## DIRECTIONS FOR THIS TASK
Print, word for word, the opening line of the data below and every line after it through the line that contains "const fmt = v", but not the pictures.

>> Start DATA ROWS

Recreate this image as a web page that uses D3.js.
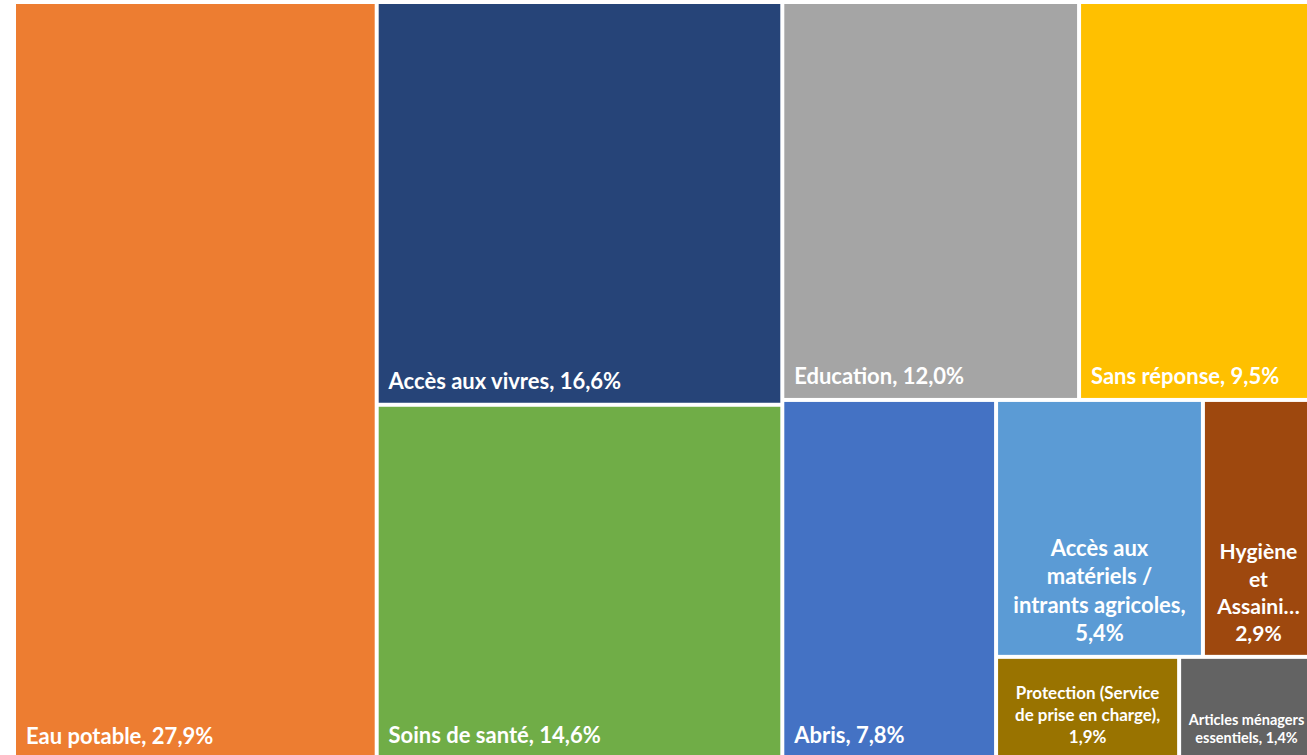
<!DOCTYPE html>
<html>
<head>
<meta charset="utf-8">
<script src="https://cdn.jsdelivr.net/npm/d3@7"></script>
<style>
    body { margin: 0; background: #ffffff; }
    svg { display: block; }
    text { font-family: Lato, "Noto Sans", sans-serif; font-weight: 700; fill: #ffffff; }
</style>
</head>
<body>
<svg id="drawing_region"></svg>
<script>
// données (part des réponses, %)
const categories = [
    "Eau potable",
    "Accès aux vivres",
    "Soins de santé",
    "Education",
    "Sans réponse",
    "Abris",
    "Accès aux matériels / intrants agricoles",
    "Hygiène et Assainissement",
    "Protection (Service de prise en charge)",
    "Articles ménagers essentiels"
];
const percentages = [27.9, 16.6, 14.6, 12.0, 9.5, 7.8, 5.4, 2.9, 1.9, 1.4];

// couleurs Office
const palette = ["#ED7D31", "#264478", "#70AD47", "#A5A5A5", "#FFC000",
                 "#4472C4", "#5B9BD5", "#9E480E", "#997300", "#636363"];

// nombre de cases par bande (disposition façon Excel)
const stripSizes = [1, 2, 2, 1, 2, 2];

const config = {
    parent: '#drawing_region',
    width: 1307,
    height: 755,
    margin: {top: 4, right: -5, bottom: -2, left: 16}
};

const color = d3.scaleOrdinal().domain(categories).range(palette);
const fmt = v => d3.format(".1f")(v).replace(".", ",") + "%";

// tuilage par bandes : colonne si la zone est plus large que haute, ligne sinon
function stripTile(parent, x0, y0, x1, y1) {
    const nodes = parent.children;
    let remaining = parent.value;
    let i = 0;
    for (const n of stripSizes) {
        if (i >= nodes.length) break;
        const kids = nodes.slice(i, i + n);
        const row = {children: kids, value: d3.sum(kids, d => d.value)};
        const dx = x1 - x0, dy = y1 - y0;
        const last = i + n >= nodes.length;
        if (last) {
            if (dx >= dy) d3.treemapDice(row, x0, y0, x1, y1);
            else d3.treemapSlice(row, x0, y0, x1, y1);
        } else if (dx < dy) {
            const ny = y0 + dy * row.value / remaining;
            d3.treemapDice(row, x0, y0, x1, ny);
            y0 = ny;
        } else {
            const nx = x0 + dx * row.value / remaining;
            d3.treemapSlice(row, x0, y0, nx, y1);
            x0 = nx;
        }
        remaining -= row.value;
        i += n;
    }
}

const svg = d3.select(config.parent)
    .attr('width', config.width)
    .attr('height', config.height);

const inner_width = config.width - config.margin.left - config.margin.right;
const inner_height = config.height - config.margin.top - config.margin.bottom;

const root = d3.hierarchy({children: categories.map((c, i) => ({name: c, value: percentages[i]}))})
    .sum(d => d.value || 0);

d3.treemap()
    .tile(stripTile)
    .size([inner_width, inner_height])
    .paddingInner(4)(root);

const chart = svg.append('g')
    .attr('transform', `translate(${config.margin.left}, ${config.margin.top})`);

const cell = chart.selectAll('g')
    .data(root.leaves())
    .join('g')
    .attr('transform', d => `translate(${d.x0}, ${d.y0})`);

cell.append('rect')
    .attr('width', d => d.x1 - d.x0)
    .attr('height', d => d.y1 - d.y0)
    .attr('fill', d => color(d.data.name));

// étiquettes : taille selon la surface de la case (max 22px)
cell.each(function(d) {
    const g = d3.select(this);
    const w = d.x1 - d.x0, h = d.y1 - d.y0;
    const fs = Math.min(22, 0.128 * Math.sqrt(w * h));
    const lh = fs * 1.3;
    const pad = fs * 0.45;
    const bottom = 13.5;
    const label = `${d.data.name}, ${fmt(d.data.value)}`;
    const t = g.append('text').style('font-size', fs + 'px');
    const measure = s => { t.text(s); return t.node().getComputedTextLength(); };
    const avail = w - 2 * pad;

    if (measure(label) <= avail) {
        t.text(label)
            .attr('x', pad)
            .attr('y', h - bottom);
        return;
    }

    // retour à la ligne, mot trop long tronqué avec « … »
    const words = label.split(' ');
    const lines = [];
    let line = '';
    words.forEach(wd => {
        const test = line ? line + ' ' + wd : wd;
        if (measure(test) <= avail) { line = test; return; }
        if (line) lines.push(line);
        line = wd;
        if (measure(line) > avail) {
            let s = line;
            while (s.length > 1 && measure(s + '…') > avail) s = s.slice(0, -1);
            line = s.replace(/[ ,]+$/, '') + '…';
        }
    });
    if (line) lines.push(line);

    t.text(null)
        .attr('text-anchor', 'middle');
    lines.forEach((l, k) => {
        t.append('tspan')
            .attr('x', w / 2)
            .attr('y', h - bottom - (lines.length - 1 - k) * lh)
            .text(l);
    });
});
</script>
</body>
</html>
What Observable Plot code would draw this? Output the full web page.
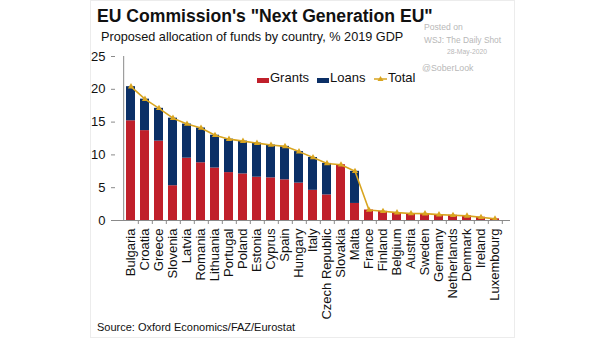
<!DOCTYPE html>
<html>
<head>
<meta charset="utf-8">
<script src="https://cdn.jsdelivr.net/npm/d3@7"></script>
<script src="https://cdn.jsdelivr.net/npm/@observablehq/plot@0.6"></script>
<style>
  html, body { margin: 0; padding: 0; background: #fff; }
  #wrap { position: relative; width: 605px; height: 341px; overflow: hidden; font-family: "Liberation Sans", Arial, sans-serif; }
  #frame { position: absolute; left: 90px; top: 0px; width: 425px; height: 338px; border: 1px solid #ececec; box-sizing: border-box; }
  .abs { position: absolute; white-space: nowrap; line-height: 1; }
  #title { left: 97px; top: 8px; font-size: 17.6px; font-weight: bold; color: #111; }
  #subtitle { left: 101px; top: 31px; font-size: 12.7px; color: #111; }
  #source { left: 97px; top: 322px; font-size: 11px; color: #111; }
  .wm { color: #b8b8b8; }
  #chart { position: absolute; left: 0; top: 0; }
  .leg { position: absolute; top: 71px; font-size: 13px; line-height: 1; color: #111; display: flex; align-items: flex-end; }
  .sw { display: inline-block; width: 12px; height: 5px; margin-right: 1px; margin-bottom: 1px; }
</style>
</head>
<body>
<div id="wrap">
  <div id="frame"></div>
  <div id="chart"></div>
  <div id="title" class="abs">EU Commission's "Next Generation EU"</div>
  <div id="subtitle" class="abs">Proposed allocation of funds by country, % 2019 GDP</div>
  <div class="abs wm" style="left:424px;top:23px;font-size:8.6px;">Posted on</div>
  <div class="abs wm" style="left:424px;top:36px;font-size:8.4px;">WSJ: The Daily Shot</div>
  <div class="abs wm" style="left:447px;top:49px;font-size:6.8px;">28-May-2020</div>
  <div class="abs wm" style="left:422px;top:64px;font-size:8.8px;">@SoberLook</div>
  <div class="leg" style="left:257px;"><span class="sw" style="background:#c0202b"></span>Grants</div>
  <div class="leg" style="left:317px;"><span class="sw" style="background:#0b2f66"></span>Loans</div>
  <div class="leg" style="left:374px;"><svg width="13" height="8" style="margin-right:1px;margin-bottom:1px"><line x1="0" y1="4" x2="13" y2="4" stroke="#d9a520" stroke-width="1.5"/><path d="M6.5,1 L9.5,6 L3.5,6 Z" fill="#d9a520"/></svg>Total</div>
  <div id="source" class="abs">Source: Oxford Economics/FAZ/Eurostat</div>
</div>
<script>
const countries = ["Bulgaria","Croatia","Greece","Slovenia","Latvia","Romania","Lithuania","Portugal","Poland","Estonia","Cyprus","Spain","Hungary","Italy","Czech Republic","Slovakia","Malta","France","Finland","Belgium","Austria","Sweden","Germany","Netherlands","Denmark","Ireland","Luxembourg"];
const grants = [15.2,13.7,12.1,5.3,9.5,8.8,8.0,7.3,7.1,6.6,6.5,6.2,5.7,4.6,3.9,8.5,2.6,1.6,1.4,1.2,1.07,1.05,0.9,0.8,0.7,0.5,0.25];
const loans  = [5.2,4.8,5.0,10.3,5.2,5.3,5.0,5.1,5.0,5.2,5.0,5.1,4.8,5.0,4.8,0,4.9,0,0,0,0,0,0,0,0,0,0];
const yTicks = [0,5,10,15,20,25];
const seriesNames = ["Grants","Loans"];

const long = [];
countries.forEach((c,i) => {
  long.push({country: c, type: "Grants", value: grants[i]});
  long.push({country: c, type: "Loans", value: loans[i]});
});
const totals = countries.map((c,i) => ({country: c, total: +(grants[i] + loans[i]).toFixed(2)}));

const W = 605, H = 341, ML = 115, MR = 95, MT = 56, MB = 121;
const step = (W - ML - MR) / countries.length;
const gold = "#d9a520";
const axisGray = "#8a8a8a";

const chart = Plot.plot({
  width: W, height: H,
  marginLeft: ML, marginRight: MR, marginTop: MT, marginBottom: MB,
  style: {background: "transparent", fontFamily: "Liberation Sans, Arial, sans-serif", overflow: "visible"},
  x: {domain: countries, paddingInner: 0.36, paddingOuter: 0.18, align: 0.5},
  y: {domain: [0, 25]},
  color: {domain: seriesNames, range: ["#c0202b", "#0b2f66"]},
  marks: [
    Plot.barY(long, {x: "country", y: "value", fill: "type", order: seriesNames}),
    Plot.line(totals, {x: "country", y: "total", stroke: gold, strokeWidth: 1.6}),
    Plot.dot(totals, {x: "country", y: "total", symbol: "triangle", r: 2.3, fill: gold, stroke: "none"}),
    Plot.ruleY([0], {stroke: axisGray}),
    Plot.ruleX([countries[0]], {dx: -step/2, stroke: axisGray}),
    Plot.axisY({ticks: yTicks, tickSize: 4, tickPadding: 6, fontSize: 13, stroke: axisGray, color: "#111", label: null}),
    Plot.axisX({tickSize: 4, dx: step/2, text: null, stroke: axisGray, label: null}),
    Plot.axisX({tickSize: 0, tickPadding: 8, tickRotate: -90, fontSize: 13, color: "#111", label: null})
  ]
});
document.getElementById("chart").appendChild(chart);
</script>
</body>
</html>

>> End DATA ROWS

## SOLUTION
Recreate this image as a web page that uses D3.js.
<!DOCTYPE html>
<html>
<head>
<meta charset="utf-8">
<script src="https://cdn.jsdelivr.net/npm/d3@7"></script>
<style>
    body { margin: 0; background: #ffffff; }
    svg { display: block; }
    text { font-family: Lato, "Noto Sans", sans-serif; font-weight: 700; fill: #ffffff; }
</style>
</head>
<body>
<svg id="drawing_region"></svg>
<script>
// données (part des réponses, %)
const categories = [
    "Eau potable",
    "Accès aux vivres",
    "Soins de santé",
    "Education",
    "Sans réponse",
    "Abris",
    "Accès aux matériels / intrants agricoles",
    "Hygiène et Assainissement",
    "Protection (Service de prise en charge)",
    "Articles ménagers essentiels"
];
const percentages = [27.9, 16.6, 14.6, 12.0, 9.5, 7.8, 5.4, 2.9, 1.9, 1.4];

// couleurs Office
const palette = ["#ED7D31", "#264478", "#70AD47", "#A5A5A5", "#FFC000",
                 "#4472C4", "#5B9BD5", "#9E480E", "#997300", "#636363"];

// nombre de cases par bande (disposition façon Excel)
const stripSizes = [1, 2, 2, 1, 2, 2];

const config = {
    parent: '#drawing_region',
    width: 1307,
    height: 755,
    margin: {top: 4, right: -5, bottom: -2, left: 16}
};

const color = d3.scaleOrdinal().domain(categories).range(palette);
const fmt = v => d3.format(".1f")(v).replace(".", ",") + "%";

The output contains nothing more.